Range (min … max): 282.717 ns … 877.279 ns ┊ GC (min … max): 0.00% … 0.00%
Time (median): 284.676 ns ┊ GC (median): 0.00%
Time (mean ± σ): 294.799 ns ± 35.806 ns ┊ GC (mean ± σ): 0.00% ± 0.00%
█▃▂▁ ▂ ▁ ▁
███████▇▇█▆▆▇▇▇▇▇▇▇▇▅▆▆▆▆▅▆▅▅▆▅▆▆▅▅▅▅▄▅▆▆▅▅▅▄▄▅▅▅▅▅▄▅▅▅▄▅▄▄▄▄ █
283 ns Histogram: log(frequency) by time 464 ns <
Memory estimate: 0 bytes, allocs estimate: 0.
Then I noticed that most of the time is spent calling the sign
function as we have minmod
twice.
However sign
doesn’t care about the difference between a
and 2.0*a
, so I refactored as
function superbee_refactor!(s::T, a::T, b::T, h::Float64) where {T>:Vector{Float64}}
signab = 0.0
absa = 0.0
absb = 0.0
minmoda2b = 0.0
minmod2ab = 0.0
for i = eachindex(s)
@inbounds signab = 0.5 * (sign(a[i]) + sign(b[i]))
@inbounds absa = abs(a[i])
@inbounds absb = abs(b[i])
minmoda2b = signab * min(absa, 2.0*absb)
minmod2ab = signab * min(2.0*absa, absb)
@inbounds s[i] = maxmod(signab*min(absa,2.0*absb),signab*min(2.0*absa,absb))*h
end
end
resulting in
julia> @benchmark superbee_refactor!($s, $a, $b, $h)
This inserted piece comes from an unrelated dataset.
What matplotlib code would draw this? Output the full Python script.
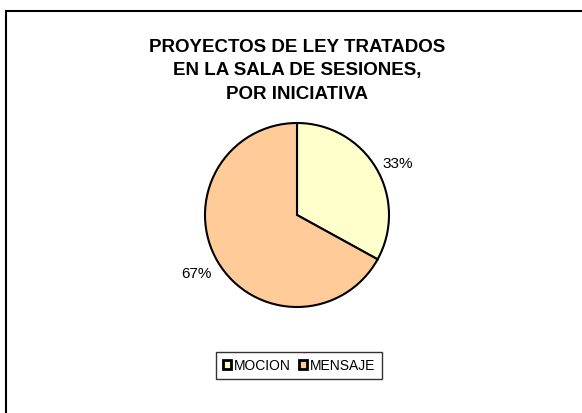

BenchmarkTools.Trial: 10000 samples with 661 evaluations.
Range (min … max): 182.625 ns … 529.581 ns ┊ GC (min … max): 0.00% … 0.00%
Time (median): 185.082 ns ┊ GC (median): 0.00%
Time (mean ± σ): 191.468 ns ± 22.264 ns ┊ GC (mean ± σ): 0.00% ± 0.00%
▅█▃▁ ▁ ▁ ▁
█████████▇███▇███▇▇▇▇▆▆▆▆▆▆▆▅▆▆▅▅▅▆▆▆▅▆▅▅▅▆▄▄▄▆▅▅▅▄▄▃▅▅▅▅▄▄▃▅ █
183 ns Histogram: log(frequency) by time 301 ns <
Memory estimate: 0 bytes, allocs estimate: 0.
This required a lot of pre-allocations but it seems to be worth the effort.
Where to go now? I tried @simd
but no luck. Multi-threading as well is not helpful with such a small number of elements in the vectors.
Would StaticArrays
help here? Even though I may have >100 elements at times?